How to build / deploy the kafka-connect-geode connector with a Kafka cluster
search cancel

How to build / deploy the kafka-connect-geode connector with a Kafka cluster

book

Article ID: 294013

calendar_today

Updated On:

Products

VMware Tanzu Gemfire

Issue/Introduction

This KB is a quick-start guide which will explain how to build / deploy the kafka-connect-geode connector with the Apache Geode / GemFire cluster and the Kafka cluster. This KB will also explain how to build and deploy the connector when using the Apache Geode / Gemfire cluster as a source or a sink.

Resolution

How to build the kafka-connect-geode connector


Step 1:

Checkout the git repository of geode-kafka-connector:
Step 2:

Change to the geode-kafka-connector-master local git repository folder and run "mvn package" to build the package of the kafka-connect-geode connector. After the package build completes successfully, you can find the kafka-connect-geode-XX-SNAPSHOT.jar or the kafka-connect-geode-XX-SNAPSHOT-package folder in the local repository's target folder.

Note: You can also change the versions of any geode / kafka dependencies as needed from this project's pom.xml. After modifying any code, you may need to rebuild the package using the command "mvn spotless:apply package -DskipTests".

For example:
    <properties>
        <geode.core.version>1.12.1</geode.core.version>
        <geode.cq.version>1.12.1</geode.cq.version>
        <geode.dunit.version>1.12.1</geode.dunit.version>
        <kafka.connect-api.version>2.7.0</kafka.connect-api.version>
        <log4j.version>2.13.1</log4j.version>
        <kafka_2.13.version>2.7.0</kafka_2.13.version>
        <curator-framework.version>4.2.0</curator-framework.version>
        <kafka-streams-test-utils.version>2.7.0</kafka-streams-test-utils.version>
        <kafka.connect-runtime.version>2.7.0</kafka.connect-runtime.version>
        <junit.version>4.12</junit.version>
        <mockito.version>3.2.4</mockito.version>
        <JUnitParams.version>1.1.1</JUnitParams.version>
        <awaitility.version>3.1.6</awaitility.version>
        <maven-plugin.version>3.8.1</maven-plugin.version>
        <zookeeper.version>3.5.7</zookeeper.version>
        <spotless.version>1.27.0</spotless.version>
        <rat.version>0.13</rat.version>
      <confluent.maven.repo>http://packages.confluent.io/maven/</confluent.maven.repo>
    </properties>
 

How to deploy the geode-kafka-connector connector

Step 1:

Following Kafka's official guide, set up a Kafka cluster and make sure that the Kafka cluster is up and running.
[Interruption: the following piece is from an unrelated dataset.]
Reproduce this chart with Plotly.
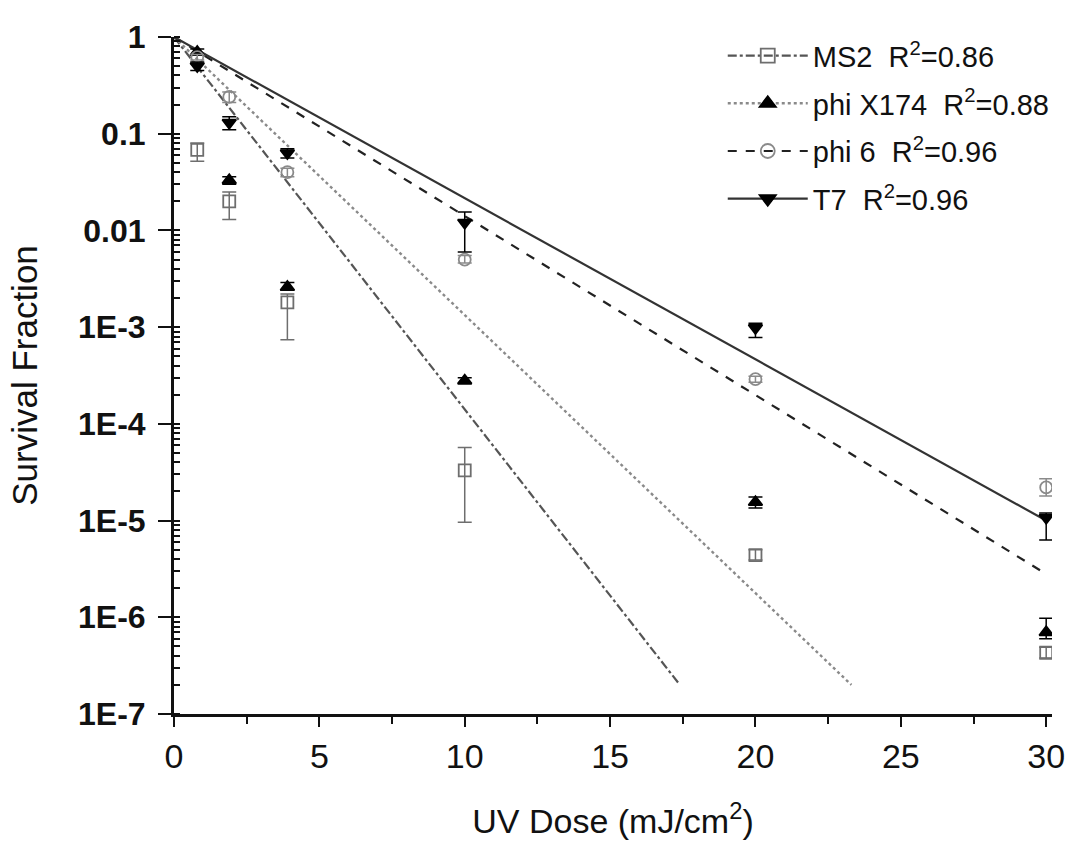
import plotly.graph_objects as go

# ---------------- data ----------------
series_names = ["MS2", "phi X174", "phi 6", "T7"]
r2_values = ["0.86", "0.88", "0.96", "0.96"]

dose = [0.8, 1.9, 3.9, 10, 20, 30]

ms2_y = [0.068, 0.020, 1.8e-3, 3.3e-5, 4.4e-6, 4.3e-7]
ms2_hi = [0.080, 0.025, 2.2e-3, 5.7e-5, 5.0e-6, 4.9e-7]
ms2_lo = [0.052, 0.013, 7.4e-4, 9.6e-6, 3.9e-6, 3.8e-7]

phix_y = [0.70, 0.033, 2.6e-3, 2.8e-4, 1.55e-5, 7.0e-7]
phix_hi = [0.75, 0.036, 2.9e-3, 3.0e-4, 1.75e-5, 9.8e-7]
phix_lo = [0.65, 0.030, 2.4e-3, 2.6e-4, 1.35e-5, 6.0e-7]

phi6_y = [0.62, 0.24, 0.040, 5.0e-3, 2.9e-4, 2.2e-5]
phi6_hi = [0.66, 0.27, 0.044, 5.5e-3, 3.1e-4, 2.7e-5]
phi6_lo = [0.58, 0.21, 0.036, 4.6e-3, 2.7e-4, 1.8e-5]

t7_y = [0.50, 0.13, 0.063, 0.012, 9.8e-4, 1.07e-5]
t7_hi = [0.55, 0.15, 0.070, 0.0155, 1.1e-3, 1.2e-5]
t7_lo = [0.45, 0.11, 0.056, 0.0060, 7.8e-4, 6.3e-6]

# fitted lines (end points)
ms2_fit_x, ms2_fit_y = [0, 17.4], [1, 2.0e-7]
phix_fit_x, phix_fit_y = [0, 23.3], [1, 2.0e-7]
phi6_fit_x, phi6_fit_y = [0, 30], [1, 2.8e-6]
t7_fit_x, t7_fit_y = [0, 30], [1, 1.0e-5]

y_tickvals = [1, 0.1, 0.01, 1e-3, 1e-4, 1e-5, 1e-6, 1e-7]
y_ticktext = ["1", "0.1", "0.01", "1E-3", "1E-4", "1E-5", "1E-6", "1E-7"]
x_tickvals = [0, 5, 10, 15, 20, 25, 30]

# ---------------- styles ----------------
styles = [
    dict(symbol="square-open", mcolor="#6e6e6e", lcolor="#555555", dash="dashdot", width=2.2),
    dict(symbol="triangle-up", mcolor="#000000", lcolor="#8a8a8a", dash="dot", width=2.4),
    dict(symbol="circle-open", mcolor="#8a8a8a", lcolor="#222222", dash="dash", width=2.2),
    dict(symbol="triangle-down", mcolor="#000000", lcolor="#333333", dash="solid", width=2.2),
]

data_sets = [
    (ms2_y, ms2_hi, ms2_lo, ms2_fit_x, ms2_fit_y),
    (phix_y, phix_hi, phix_lo, phix_fit_x, phix_fit_y),
    (phi6_y, phi6_hi, phi6_lo, phi6_fit_x, phi6_fit_y),
    (t7_y, t7_hi, t7_lo, t7_fit_x, t7_fit_y),
]

fig = go.Figure()

# fit lines
for (yv, hi, lo, fx, fy), st in zip(data_sets, styles):
    fig.add_trace(go.Scatter(
        x=fx, y=fy, mode="lines", showlegend=False,
        line=dict(color=st["lcolor"], dash=st["dash"], width=st["width"]),
        hoverinfo="skip"))

# data points with error bars
for (yv, hi, lo, fx, fy), st in zip(data_sets, styles):
    plus = [h - v for h, v in zip(hi, yv)]
    minus = [v - l for v, l in zip(yv, lo)]
    fig.add_trace(go.Scatter(
        x=dose, y=yv, mode="markers", showlegend=False,
        marker=dict(symbol=st["symbol"], size=12, color=st["mcolor"],
                    line=dict(color=st["mcolor"], width=1.8)),
        error_y=dict(type="data", symmetric=False, array=plus, arrayminus=minus,
                     color=st["mcolor"], thickness=1.5, width=7)))

# legend entries
for name, r2, st in zip(series_names, r2_values, styles):
    fig.add_trace(go.Scatter(
        x=[None], y=[None], mode="lines+markers",
        name=f"{name}  R<sup>2</sup>=" + r2, legendgroup=name,
        marker=dict(symbol=st["symbol"], size=14, color=st["mcolor"],
                    line=dict(color=st["mcolor"], width=1.8)),
        line=dict(color=st["lcolor"], dash=st["dash"], width=st["width"])))

FONT = "Liberation Sans, Arial, sans-serif"

fig.update_layout(
    width=1076, height=842,
    paper_bgcolor="white", plot_bgcolor="white",
    margin=dict(l=174, r=24, t=37, b=128),
    font=dict(family=FONT, size=28, color="#111111"),
    showlegend=True,
    legend=dict(x=0.625, y=1.01, xanchor="left", yanchor="top",
                bgcolor="rgba(255,255,255,0)", borderwidth=0,
                font=dict(family=FONT, size=29, color="#111111"),
                itemwidth=80, tracegroupgap=7),
    xaxis=dict(
        range=[0, 30.2], tickmode="array", tickvals=x_tickvals, automargin=False,
        showline=True, linecolor="#111111", linewidth=3, mirror=False,
        ticks="outside", ticklen=10, tickwidth=2, tickcolor="#111111",
        minor=dict(ticks="outside", ticklen=7, tickwidth=2, dtick=2.5, tickcolor="#111111"),
        showgrid=False, zeroline=False,
        tickfont=dict(family=FONT, size=34, color="#111111"),
        title=dict(text="UV Dose (mJ/cm<sup>2</sup>)", standoff=36,
                   font=dict(family=FONT, size=34, color="#111111")),
    ),
    yaxis=dict(
        type="log", range=[-7, 0.0], tickmode="array", automargin=False,
        tickvals=y_tickvals, ticktext=y_ticktext,
        showline=True, linecolor="#111111", linewidth=3,
        ticks="outside", ticklen=13, tickwidth=2, tickcolor="#111111",
        ticklabelstandoff=6,
        minor=dict(ticks="inside", ticklen=6, tickwidth=1.5, tickcolor="#111111", dtick="D1"),
        showgrid=False, zeroline=False,
        tickfont=dict(family=FONT, size=32, color="#111111", weight="bold"),
        title=dict(text="Survival Fraction", standoff=30,
                   font=dict(family=FONT, size=35, color="#111111")),
    ),
)

fig.write_html("out.html", post_script="document.body.style.margin='0px';",
               config={"displayModeBar": False})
Create a Kafka topic for kafka-connect-geode connector.

For example:
# Start the ZooKeeper service
$ bin/zookeeper-server-start.sh config/zookeeper.properties

# Start the Kafka broker service
$ bin/kafka-server-start.sh config/server.properties

# Create a topic
$ bin/kafka-topics.sh --create --topic geode --bootstrap-server localhost:9092

Step 2:

Follow the Apache Geode / Gemfire guide to create an Apache Geode / Gemfire cluster. Then create a region (the default Region name is gkcRegion) to be used when we are using Apache Geode / Gemfire as a source and create a region (the default name is gkcSinkRegion) to be used when we are using Apache Geode / Gemfire as a sink.

For example:
gfsh> create region --name=sourceRegion --type=PARTITION
gfsh> create region --name=sinkRegion --type=PARTITION

Step 3:

Modify the [KAFKA_INSTALLATION_HOME]/config/connect-standalone.properties (standalone mode) and point to the location of the kafka-connect-geode connector jar.

For example:
plugin.path=/Users/user1/Downloads/geode-kafka-connector-master/target/kafka-connect-geode-1.0-SNAPSHOT-package/share/java/kafka-connect-geode

Step 4:

Create [KAFKA_INSTALLATION_HOME]/config/connect-geode-sink.properties file when using Apache Geode / Gemfire cluster as a sink to poll data from the Kafka cluster to the Apache Geode / Gemfire
cluster.

For example:
name=geode-sink
connector.class=org.apache.geode.kafka.sink.GeodeKafkaSink
tasks.max=1
topic-to-regions=[geode:sinkRegion]
topics=geode
locators=192.168.0.10[10334]

Step 5:

Create a [KAFKA_INSTALLATION_HOME]/config/connect-geode-source.properties file to use the Apache Geode / Gemfire cluster as a source to pull data from the Apache Geode / Gemfire cluster to the Kafka cluster.

For example:
name=geode-source
connector.class=org.apache.geode.kafka.source.GeodeKafkaSource
tasks.max=1
region-to-topics=[sourceRegion:geode]
locators=192.168.0.10[10334]
cqsToRegister="select * from /sourceRegion limit 100"
load-entire-region=true
cq-prefix = cqForGeodeKafka

Step 6:

Run the kafka-connect-geode connector (standalone mode) by using connect-standalone.properties or connect-geode-sink.properties accordingly.

For example:
bin/connect-standalone.sh config/connect-standalone.properties config/connect-geode-source.properties config/connect-geode-sink.properties

Step 7:

Verify that the geode-kafka-connector connector works:

1. Put data into the source region using the Apache Geode / Gemfire cluster as a source.

For example:
gfsh> put --region=/sourceRegion --key="key1" --value="value1"

2. Confirm the data from sink region using the Apache Geode / Gemfire cluster as a sink.

For example:
gfsh> query --query="select * from /sinkRegion"